There's this chick artist/photogpraher who takes pictures of little infants dressed as adults. It's really cool, and makes ya think. She has 'em dressed as office workers and hookers and soldiers and suicide bomber and terrorists and shit.
Anyone heard of her?
- blackspade0
no but that sounds shit hot
keen to check her out if u find a site
- blaw0
yeah, kuz, i'd be interested in seeing that, too.
gotta link?
additional hints to help me find a link?
- ********0
She was in a Dazed n Confused magainze or Face or Flux or something like that months and months ago, maybe a year... i'm gonna rummage round my collection and find out.
- scarabin0
blame humanity and our warlike nature. children imitate what they see.
and blame bush.
- ********0
Got it:
The artist is Laura Ford.
"Ford's work is a satirical portrait of the ridiculous, a manisfestation of the layers of contradiction that surround us everyday. Informed by folklore both past and present, and conscious in its use of inconsistency, the obvious refrain to Ford's new work is that of the crossover between the child and the adult. "At three or four," says Ford "children have no sense of reason and consequence, and yet, in many ways, they are still seen as miniature adults."
The politocal sensibilty of the piece, represented in the parody of the suicide bomber, is implicit but not inescapable. "It started with the paranoia of the outsider who can enter our lives and destroy everything we love" says Ford, "someone outside anarchy." This paranoiac idea has alway been a potent force for inciting fear, but in Fords work, the layers of contradiction make this distinction less tenable, as these individuals are merely children. The result is nothing more than childish naughtiness.

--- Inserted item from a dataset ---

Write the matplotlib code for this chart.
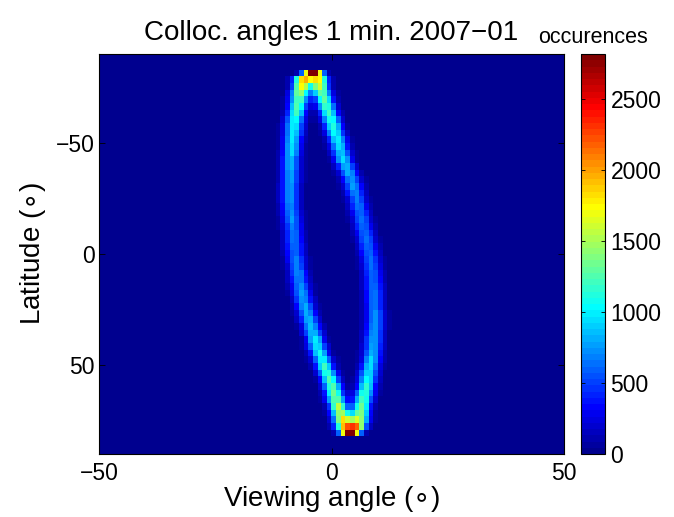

By toying with appearance and reality, Ford is deliberately teasing, aiming to slightly unnerve her audience. Inspired by the folk hero, from Robin Hood to Al Qaeda, Ford implicitly draws on the paradox that one man's terrorist is another man's freedom fighter, simultaneously heroic and villainous depneding on ones point of view. In manipulating our discomfort, whether it is over the posthumous defiance of a youthful suicide bomber, or the fact that our own children like to play war: Ford's work is an intoxicating critique of a simplistic view of the world, a reminder of the consequences of such naivety. The result is particularly portentous for the audience. After all, if the distinction between the child and the adult, the terrorist and the freedom fighterm and the villaing and the hero, is unclear, how can we truly know who to accept, who to trust, and who to fear?"- Article from December 2003 Flux Magazine. The exhibtion was on at Beaconsfield until a few weeks ago. I can't find any of the work online tho.
- blaw0
great work on that, kuz.
i'm really intrigued and plan on keeping my eye out for examples of the work you mentioned. If you come across something, be sure to post it here.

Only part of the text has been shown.